Nightwing #26 Review – Dick's Former Flame Returns
Pages: 32

Storyline: B

Artwork: B

Well, Nightwing‘s love life has certainly been at the centre of his adventures recently. After this relationship with Shawn Tsang has come to an end, Nightwing #26 sees him being visited by a former flame Huntress. The question is, what does she want from him?

Nightwing #26 Review – Dick's Former Flame Returns

In “Spyral” part one, Huntress pops back into Dick Grayson’s life while he is at his lowest point. Shawn dumped him, Brendan “Giz” Li was murdered, and he’s struggling to get back to his “normal” day-to-day life. Initially, it appears as if she’s only there to help him find out who killed his ally, but with Helena, there’s always another motive involved. This time, it’s tied to her and Dick’s past as agents of Spyral.

Subsequently, Shawn struggles with the end of her relationship with Dick in her own way, too. Pigeon tries to convince her to go back to her life of crime, but Shawn refuses. However, after some reflection, the signs point to her going back to her old nefarious ways. Has Dick driven another girl to crime? We’ll have to wait and see.

There’s quite a bit happening in this issue, as Tim Seeley flies right into this new arc. Typical of a spy story, he throws in a whodunit into the mix and keeps us wondering who can be trusted. While Grayson might’ve been a divisive series to fans of Nightwing, it did introduce a lot of questions that still need answering, so this storyline might provide the closure we require.

Nightwing #26 Review – Dick's Former Flame Returns

Seeley also keeps up with his routine of including an absurd amount of action. I don’t think there’s been one Nightwing book that’s lacked a fight scene of sorts, and this issue kicks up a double-whammy as Dick and Helena beat down a couple of baddies in style.

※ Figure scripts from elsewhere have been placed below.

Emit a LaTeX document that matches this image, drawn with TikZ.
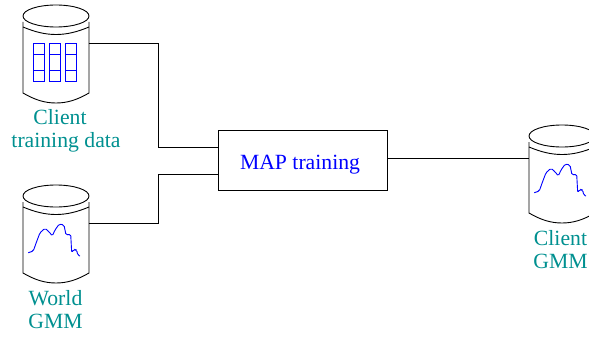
\documentclass[tikz,border=0pt]{standalone}
\usepackage{fontspec}
\setmainfont{Liberation Serif}
\definecolor{labelteal}{RGB}{0,144,144}
\tikzset{
  x=1pt,y=-1pt,
  edge/.style={draw=black,line width=0.9pt},
  body/.style={draw=black,line width=0.9pt},
  ink/.style={draw=blue,line width=0.9pt},
  lab/.style={text=labelteal,font=\fontsize{21.7}{23}\selectfont,align=center,inner sep=0pt,anchor=base},
  procbox/.style={draw=black,line width=0.9pt,minimum width=169pt,minimum height=60pt,inner sep=0pt,
    text height=18pt,text depth=0pt,text=blue,font=\fontsize{21.7}{23}\selectfont},
  pics/db/.style={code={
    \draw[body] (33,16) ellipse [x radius=33,y radius=11];
    \draw[body] (0,22) -- (0,93) .. controls (12,100) and (22,103) .. (33,103)
       .. controls (44,103) and (54,100) .. (66,93) -- (66,22);
    \draw[body] (0,27) .. controls (12,32) and (22,34.5) .. (33,34.5)
       .. controls (44,34.5) and (54,32) .. (66,27);
    \coordinate (-w) at (0,38);
    \coordinate (-e) at (65.5,43.5);
  }},
  pics/gmmcurve/.style={code={
    \draw[ink,rounded corners=1.5pt] (5.3,72.7) -- (10.3,71) -- (13,63.3) -- (17,52.7) -- (22,48.3) -- (26,51.7) -- (29.3,56) -- (32,50) -- (36.3,44) -- (41,45) -- (43,55) -- (47.7,54.3) -- (48.7,72.7) -- (51,69.3) -- (53.7,70) -- (54.7,75) -- (57,76);
  }}
}
\begin{document}
\begin{tikzpicture}
\useasboundingbox (0,0) rectangle (589,337);
% cylinders
\pic (cd) at (23,0) {db};
\pic (wg) at (23,180) {db};
\pic (cg) at (529,120) {db};
% data grid
\foreach \gx in {33.3,49.3,65.7}{
  \draw[ink] (\gx,43.5) rectangle ++(11,38);
  \draw[ink] (\gx,54.3) -- ++(11,0);
  \draw[ink] (\gx,70.8) -- ++(11,0);
}
% curves
\pic at (23,180) {gmmcurve};
\pic at (529,120) {gmmcurve};
% box
\node[procbox] (map) at (302.5,160) {MAP training\hspace*{5pt}};
% labels
\node[lab] (l1) at (66,147) {Client\hspace*{12pt}\\training data};
\node[lab] (l2) at (55.5,328) {World\\GMM};
\node[lab] (l3) at (560.5,268) {Client\\GMM};
% connectors
\coordinate (j1) at (158.5,147);
\coordinate (j2) at (158.5,174);
\draw[edge] (cd-e) -| (j1) -- (j1 -| map.west);
\draw[edge] (wg-e) -| (j2) -- (j2 -| map.west);
\draw[edge] (map.east |- cg-w) -- (cg-w);
\end{tikzpicture}
\end{document}
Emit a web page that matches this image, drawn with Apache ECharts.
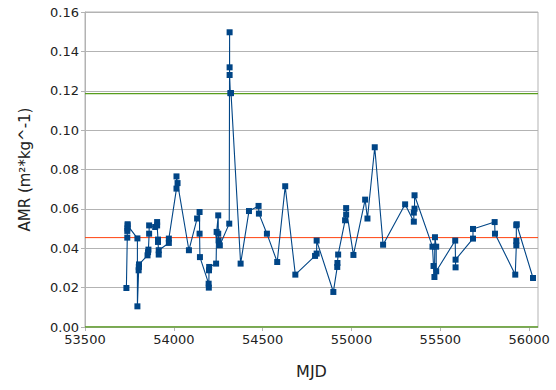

On the pencilling front, Javier Fernandez returns for what feels like the hundredth time to the series. We’re already familiar with his anime-inspired artwork by now, so the art style shouldn’t surprise anyone who has been reading the former Boy Wonder’s Rebirth adventures. Although, I must say that I do miss the art from the “Blockbuster” storyline, which really suited Seeley’s writing as well.

We’re used to quality from Tim Seeley‘s Nightwing, and there’s no letdown here. It’s almost impossible to get bored with this book as it changes things up frequently and explores all facets of Dick’s life. Once again, add this to your buy list for the week.